COPENHAGEN, 27 October 2006 — A Danish court yesterday dismissed a defamation lawsuit against the newspaper that first published the contentious Prophet Muhammad (pbuh) cartoons that sparked fiery protests among Muslims worldwide.
The City Court in Aarhus rejected claims by seven Danish Muslim groups who said the 12 drawings printed in Jyllands-Posten were meant to insult the Prophet and make a mockery of Islam.
Islamic law forbids any depiction of the Prophet, even positive ones, to prevent idolatry. “It cannot be ruled out that the drawings have offended some Muslims’ honor,” the court said. But it added there was no basis to assume that “the purpose of the drawings was to present opinions that can belittle Muslims.”
Jyllands-Posten’s editor in chief hailed the decision as a victory for the freedom of speech. The Danish Muslims who filed the lawsuit said they would appeal the ruling, while some leaders in Muslim countries decried it as an example of Islamophobia.
The newspaper published the cartoons on Sept. 30, 2005 with an accompanying text saying it was challenging a perceived self-censorship among artists afraid to offend Islam.
The caricatures were reprinted in European newspapers in January and February, fueling protests in the Islamic world. Some turned violent, with protesters killed in Libya and Afghanistan.
Jyllands-Posten’s editor in chief, Carsten Juste, said yesterday’s ruling confirmed the newspaper’s “incontestable right” to print the drawings.
“Everything but a pure acquittal would have been a disaster for the press freedom and the media’s possibility to fulfill its duties in a democratic society,” Juste said.
He did not, however, see an end to the controversy anytime soon, and said, “there are radical people in this world that simply don’t want this case settled.”
Kasem Ahmad, a spokesman for the Muslim plaintiffs, told Danish radio that they would appeal the verdict. He said he also feared that people around the world “would be disturbed” by the ruling.
In Muslim countries, the verdict was met with disappointment.
“It is not up to the court to decide if Muslims will have hard feelings or not,” said Ameer ul-Azeem, spokesman for Jamaat-e-Islami, whose group belongs to an Islamic alliance that organized mass protests across Pakistan earlier this year.

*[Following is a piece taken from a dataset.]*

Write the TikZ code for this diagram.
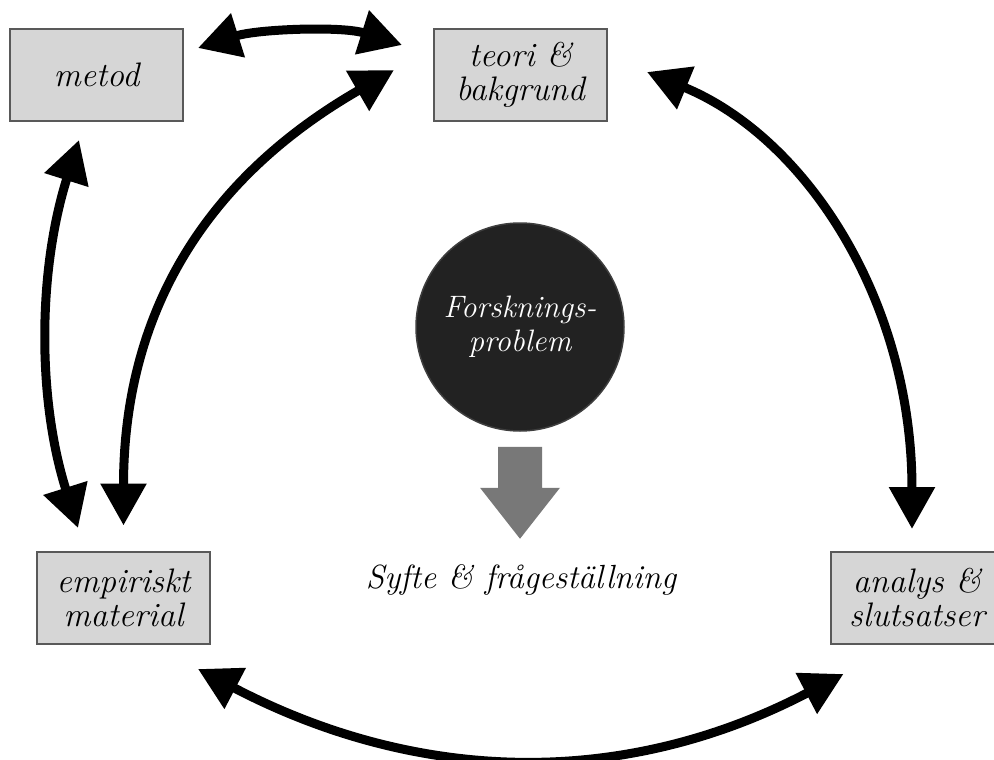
\documentclass[tikz,border=0pt]{standalone}
\usepackage{fontspec}
\usetikzlibrary{arrows.meta,calc}
\definecolor{ruta}{HTML}{D6D6D6}
\definecolor{kant}{HTML}{595959}
\definecolor{cirkel}{HTML}{222222}
\definecolor{pilgra}{HTML}{787878}

\begin{document}
\begin{tikzpicture}[x=1pt, y=-1pt,
  box/.style={draw=kant, line width=2pt, fill=ruta, minimum width=173pt,
    minimum height=92pt, inner sep=0pt, align=center,
    font=\fontsize{34}{34}\selectfont\itshape},
  pil/.style={line width=9pt,
    {Triangle[length=42pt,width=44pt]}-{Triangle[length=42pt,width=44pt]}}]

\useasboundingbox (0,0) rectangle (994,760);
\clip (0,0) rectangle (994,760);

\node[box] (metod) at (96.5,75) {metod};
\node[box] (teori) at (520.5,75) {teori \&\\bakgrund};
\node[box] (empiri) at (123.5,597.5) {empiriskt\\material};
\node[box] (analys) at (917,597.5) {analys \&\\slutsatser};

\node[circle, draw=kant!70!black, line width=1.5pt, fill=cirkel,
  minimum size=208pt, inner sep=0pt, text=white, align=center,
  font=\fontsize{31}{34}\selectfont\itshape] (problem) at (520,327)
  {Forsknings-\\problem};

\fill[pilgra] ([yshift=-15pt]problem.south) ++(-22,0) -- ++(44,0)
  -- ++(0,41) -- ++(18,0) -- ++(-40,51) -- ++(-40,-51) -- ++(18,0) -- cycle;

\node[anchor=base, font=\fontsize{33.5}{34}\selectfont\itshape] (syfte)
  at (521,588) {Syfte \& frågeställning};

\draw[pil] ($(metod.east)+(14,-27)$) .. controls +(60,-19) and +(-60,-19)
  .. ($(teori.west)+(-31,-30)$);
\draw[pil] ($(empiri.north)+(0,-25)$) .. controls +(0,-200) and +(-200,115)
  .. ($(teori.west)+(-39,-5)$);
\draw[pil] ($(metod.south)+(-17.5,18)$) .. controls +(-41,130) and +(-41,-130)
  .. ($(empiri.north)+(-45.5,-22.5)$);
\draw[pil] ($(teori.east)+(39,-3)$) .. controls +(158,65) and +(0,-230)
  .. ($(analys.north)+(-5,-21.5)$);
\draw[pil] ($(empiri.south east)+(-13,24.5)$) .. controls +(220,115) and +(-220,115)
  .. ($(analys.south west)+(14,29.5)$);

\end{tikzpicture}
\end{document}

In Syria, where a mob attacked and set fire to the Danish and Norwegian embassies in February, legislator Mohammed Habash, who heads the Islamic Studies Center in Damascus, said the ruling would “widen the gap between the Western and Islamic worlds.”
“What the newspaper did represents a true insult to millions of Muslims who do not follow Danish laws,” he said.
The court said some of the drawings could be perceived as linking Islam to terrorism, but added the purpose was to provide social commentary rather than to insult or ridicule Muslims.
The seven Danish Muslim groups filed the defamation lawsuit against the newspaper in March, after Denmark’s top prosecutor declined to press criminal charges, saying the drawings did not violate laws against racism or blasphemy.
The plaintiffs, who claimed to have the backing of 20 more Islamic organizations in the Scandinavian country, had sought 100,000 kroner ($16,860) in damages from Juste and Culture Editor Flemming Rose, who supervised the cartoon project.
The lawsuit said the cartoons depict the Prophet “as belligerent, oppressing women, criminal, crazy and unintelligent, and a connection is made between the Prophet and war and terror.”
It said the drawings were published “solely to provoke and mock not only the Prophet Muhammad but also the Muslim population.